Raised in Sacramento and a graduate of John F. Kennedy High School, Sophia O’Neal Roberts began her studies at Cal State East Bay in Fall 2018 as a freshman. Her inspirations to study history include her grandfather, who loved history, family conversations about African American history, and a high school teacher, Ms. Siobhan Reilley, whose enthusiasm and interactive teaching methods “opened a new view” into historical investigation, Ms. O’Neal-Roberts explains. She is fascinated by a wide range of time periods and subjects, and chose Cal State East Bay because of the global and comparative program.
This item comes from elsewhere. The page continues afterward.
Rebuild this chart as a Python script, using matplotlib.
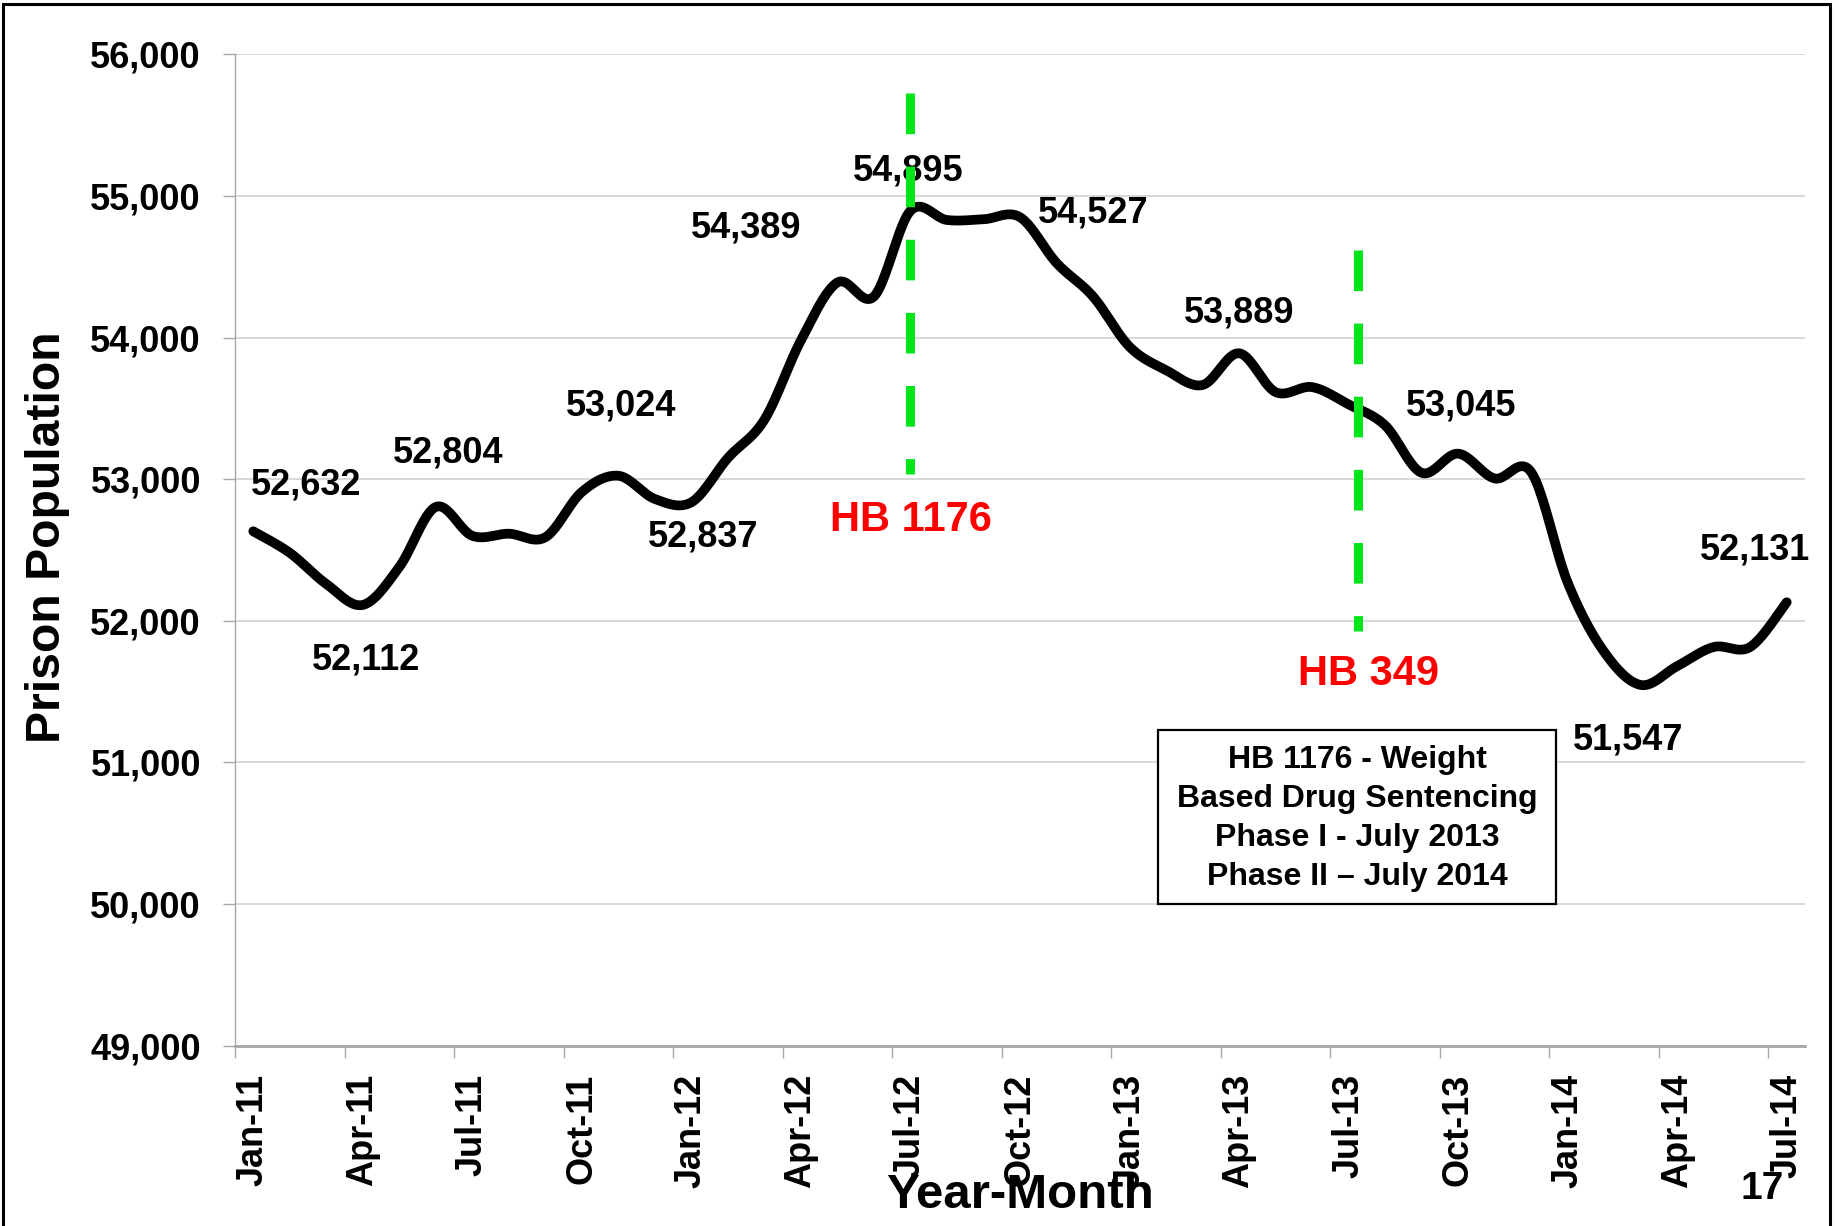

Yet even the study of the United States “doesn’t feel like the same US history” she has previously encountered, because of the unique curriculum and evidence examined in Cal State East Bay history courses, Ms. O’Neal-Roberts stresses.
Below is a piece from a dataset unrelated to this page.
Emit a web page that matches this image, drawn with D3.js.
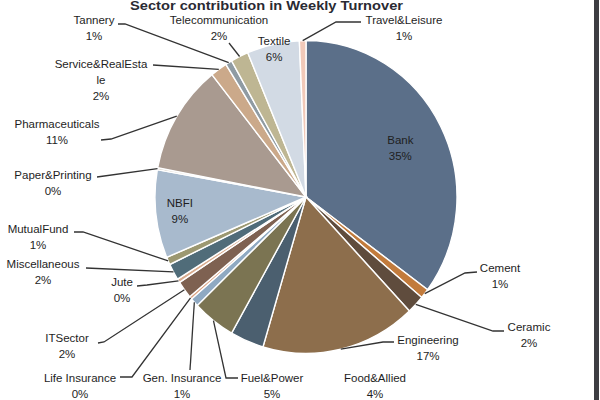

With a Sustainability and Modernization concentration in History, and an Anthropology minor, Ms. O’Neal-Roberts has crafted a distinctive course of study examining human history from the earliest fossil records, to the Ancient World, and into the late 20th century. Right now, she is especially interested in US history, and the histories that are less known to the general public or taught in conventional history classes. She is thinking deeply about how we narrate, frame, and examine the past. In her research, Ms. O’Neal-Roberts especially wants to investigate Black history on its own terms, and not just in relation to the general frame of US history, to ensure a more truly representative history.
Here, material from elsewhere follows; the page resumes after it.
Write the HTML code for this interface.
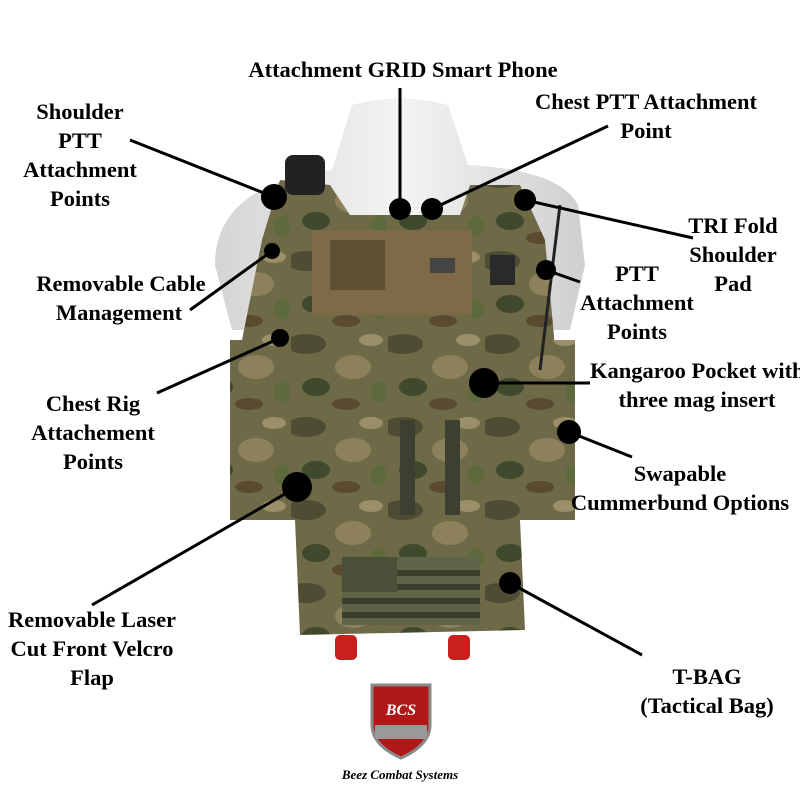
<!DOCTYPE html>
<html><head><meta charset="utf-8"><style>
body{margin:0;background:#fff;}
svg{display:block}
text{font-family:"Liberation Serif",serif;font-weight:bold;font-size:22.5px;fill:#000;text-anchor:middle}
</style></head><body>
<svg width="800" height="800" viewBox="0 0 800 800">
<defs>
<linearGradient id="m" x1="0" x2="1"><stop offset="0" stop-color="#d4d4d4"/><stop offset="0.5" stop-color="#f4f4f4"/><stop offset="1" stop-color="#cfcfcf"/></linearGradient>
<pattern id="camo" width="97" height="83" patternUnits="userSpaceOnUse">
<rect width="97" height="83" fill="#6e6a48"/>
<ellipse cx="15" cy="12" rx="20" ry="10" fill="#4e4c32"/>
<ellipse cx="62" cy="35" rx="18" ry="12" fill="#8c815a"/>
<ellipse cx="25" cy="55" rx="14" ry="9" fill="#3f4a2c"/>
<ellipse cx="80" cy="8" rx="12" ry="6" fill="#9a8f68"/>
<ellipse cx="55" cy="72" rx="14" ry="6" fill="#5a4a30"/>
<ellipse cx="88" cy="60" rx="8" ry="10" fill="#5c6a3c"/>
</pattern>
</defs>
<path d="M352 105 Q400 92 448 105 L468 165 Q560 170 578 205 L585 265 L570 330 L232 330 L215 265 Q215 185 332 170 Z" fill="url(#m)"/>
<path d="M280 180 L330 185 L350 215 L460 215 L470 185 L520 185 L545 240 L560 400 L570 510 L510 520 L300 520 L240 510 L230 400 L262 240 Z" fill="url(#camo)"/>
<rect x="230" y="340" width="345" height="180" fill="url(#camo)"/>
<path d="M295 520 L520 520 L525 630 L300 635 Z" fill="url(#camo)"/>
<rect x="312" y="230" width="160" height="85" fill="#7f6a48"/>
<rect x="330" y="240" width="55" height="50" fill="#5e4f33"/>
<rect x="430" y="258" width="25" height="15" fill="#444"/>
<rect x="342" y="557" width="138" height="68" fill="#5e6448"/>
<g fill="#3a3e2c"><rect x="342" y="570" width="138" height="6"/><rect x="342" y="584" width="138" height="6"/><rect x="342" y="598" width="138" height="6"/><rect x="342" y="612" width="138" height="6"/><rect x="342" y="557" width="55" height="35" fill="#4a5038"/></g>
<rect x="335" y="635" width="22" height="25" rx="5" fill="#c8201c"/>
<rect x="448" y="635" width="22" height="25" rx="5" fill="#c8201c"/>
<rect x="285" y="155" width="40" height="40" rx="8" fill="#222"/>
<rect x="490" y="255" width="25" height="30" fill="#2a2a2a"/>
<rect x="400" y="420" width="15" height="95" fill="#3d4030"/>
<rect x="445" y="420" width="15" height="95" fill="#3d4030"/>
<line x1="560" y1="205" x2="540" y2="370" stroke="#222" stroke-width="3"/>
<g stroke="#000" stroke-width="3" fill="none">
<line x1="130" y1="140" x2="274" y2="197"/>
<line x1="400" y1="88" x2="400" y2="209"/>
<line x1="608" y1="126" x2="432" y2="209"/>
<line x1="525" y1="200" x2="693" y2="238"/>
<line x1="546" y1="270" x2="580" y2="282"/>
<line x1="272" y1="251" x2="190" y2="310"/>
<line x1="157" y1="393" x2="280" y2="338"/>
<line x1="484" y1="383" x2="590" y2="383"/>
<line x1="569" y1="432" x2="632" y2="457"/>
<line x1="297" y1="487" x2="92" y2="605"/>
<line x1="510" y1="583" x2="642" y2="655"/>
</g>
<g fill="#000">
<circle cx="274" cy="197" r="13"/><circle cx="400" cy="209" r="11"/><circle cx="432" cy="209" r="11"/>
<circle cx="525" cy="200" r="11"/><circle cx="546" cy="270" r="10"/><circle cx="272" cy="251" r="8"/>
<circle cx="280" cy="338" r="9"/><circle cx="484" cy="383" r="15"/><circle cx="569" cy="432" r="12"/>
<circle cx="297" cy="487" r="15"/><circle cx="510" cy="583" r="11"/>
</g>
<text x="403" y="77">Attachment GRID Smart Phone</text>
<text x="80" y="119">Shoulder</text><text x="80" y="148">PTT</text><text x="80" y="177">Attachment</text><text x="80" y="206">Points</text>
<text x="646" y="109">Chest PTT Attachment</text><text x="646" y="138">Point</text>
<text x="733" y="233">TRI Fold</text><text x="733" y="262">Shoulder</text><text x="733" y="291">Pad</text>
<text x="637" y="281">PTT</text><text x="637" y="310">Attachment</text><text x="637" y="339">Points</text>
<text x="121" y="291">Removable Cable</text><text x="119" y="320">Management</text>
<text x="590" y="378" style="text-anchor:start">Kangaroo Pocket with</text><text x="697" y="407">three mag insert</text>
<text x="93" y="411">Chest Rig</text><text x="93" y="440">Attachement</text><text x="93" y="469">Points</text>
<text x="680" y="481">Swapable</text><text x="680" y="510">Cummerbund Options</text>
<text x="92" y="627">Removable Laser</text><text x="92" y="656">Cut Front Velcro</text><text x="92" y="685">Flap</text>
<text x="707" y="684">T-BAG</text><text x="707" y="713">(Tactical Bag)</text>
<path d="M372 685 L430 685 L430 725 Q430 745 401 758 Q372 745 372 725 Z" fill="#b01818" stroke="#888" stroke-width="3"/>
<rect x="375" y="725" width="52" height="14" fill="#999"/>
<text x="401" y="715" style="font-size:16px;fill:#fff;font-style:italic">BCS</text>
<text x="400" y="779" style="font-size:13px;font-style:italic">Beez Combat Systems</text>
</svg>
</body></html>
Ms. O’Neal-Roberts has thrived at Cal State East Bay, earning two major scholarships in back-to-back years: the Richard B. and Evelyn Whitman Rice Outstanding Freshman Scholarship and the Blanchette Family History Scholarship in her sophomore year. Now in her junior year, Ms. O’Neal-Roberts won a competitive internship with the for 2020-2021, and she joins students from San Jose State, Sonoma State, and UC Davis to work in the field of affordable housing with the Non-Profit Housing Association of Northern California. Ms. O’Neal-Roberts is gaining critical experience in the nuts and bolts of the housing industry, while also meeting with residents and considering the larger community context of affordable housing. She also finds the internship “really fun and interesting,” and has appreciated the opportunity to dive into one of the Bay Area’s most intractable problems, bringing a historian’s sensitive eye to the complexities of change.
After Ms. O’Neal-Roberts completes her History degree, she plans to pursue a Ph.D. in history. We are so thrilled and excited to support Ms. O’Neal-Roberts work and advocacy at Cal State East Bay, and we are deeply honored she has chosen to pursue her studies in the History major. Congratulations, Sophia, on all of your wonderful accomplishments!